Via @pourmecoffee on Twitter, check out this interesting site, Capitol Words. Like Wordle, it removes common words and makes a word cloud of the adjectives, verbs, and nouns most used in a particular body of text. Unlike Wordle, it is dynamic. On Capitol Words, you can chose the timeframe and create a word cloud for Congress’ and your individual federal lawmaker’s most frequently uttered words. Very cool.
I used a word-frequency analysis in my thesis, and I know my committee did not consider it very scholarly. It may indeed not be very scholarly, but I do believe word frequency analysis is compelling and ultimately meaningful, especially in this context.
Once upon a time … I subjected Bush’s first four or five States of the Union to the word-frequency treatment. Links to the result here: http://radio.weblogs.com/0130494/2004/01/23.html#a55
I spent a lot of time turning the 2004 State of the Union (‘the of state union’) into what I fancied to be a form of narrative poetry. I don’t think it caught on.

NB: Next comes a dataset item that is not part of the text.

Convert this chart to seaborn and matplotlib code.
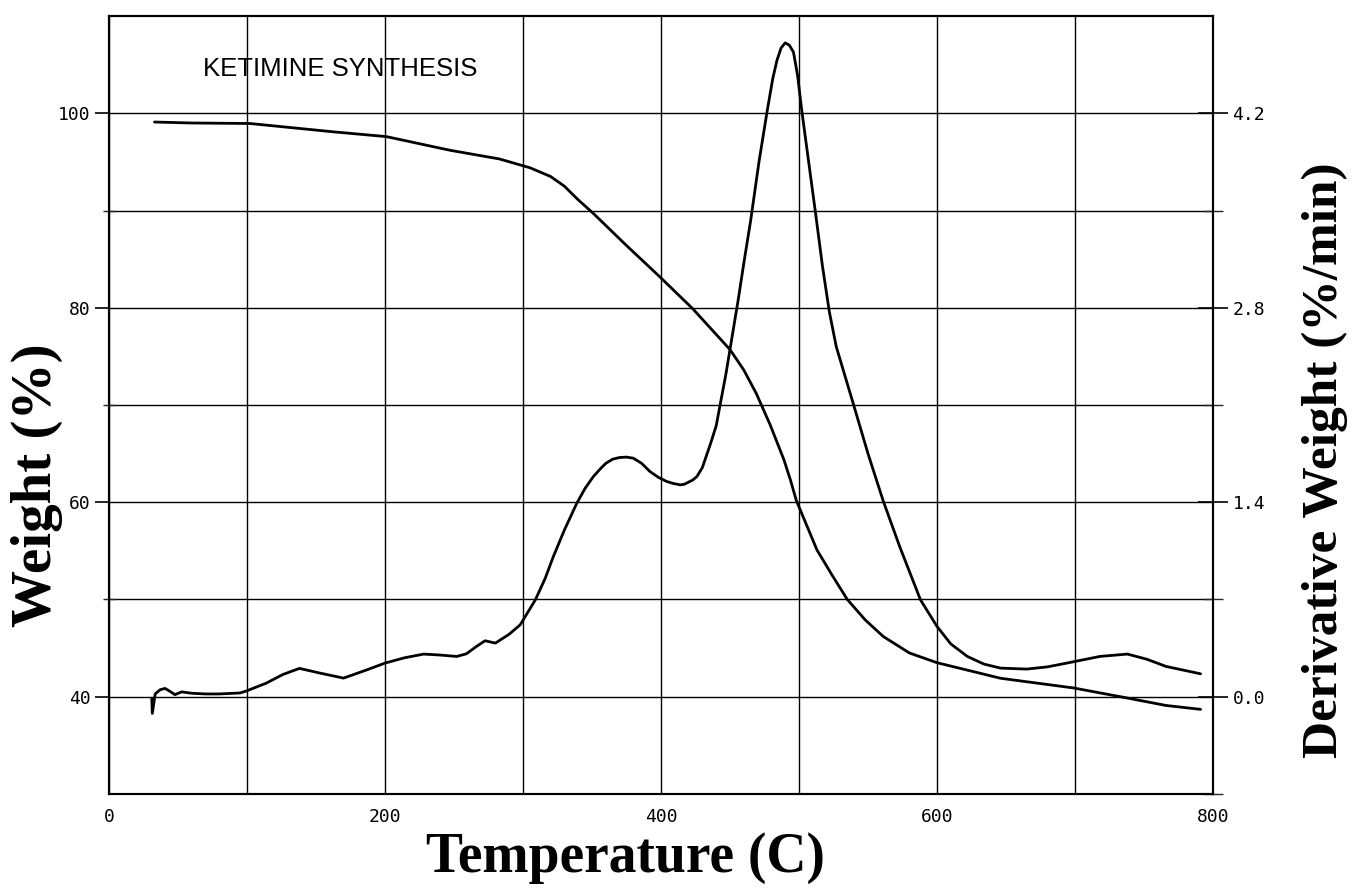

I think you’re right that it is fascinating. As far as scholarly, it depends on what sort of analysis you bring to it. Simplest level is simply looking at the key words, naturally. And when you’ve got a series of documents/speeches/utterances to crunch, you can trace changes of emphasis over time. I think it would be most interesting to look at not only word frequency and emphasis but the question of framing — the meaning built by how the terminolgy is used.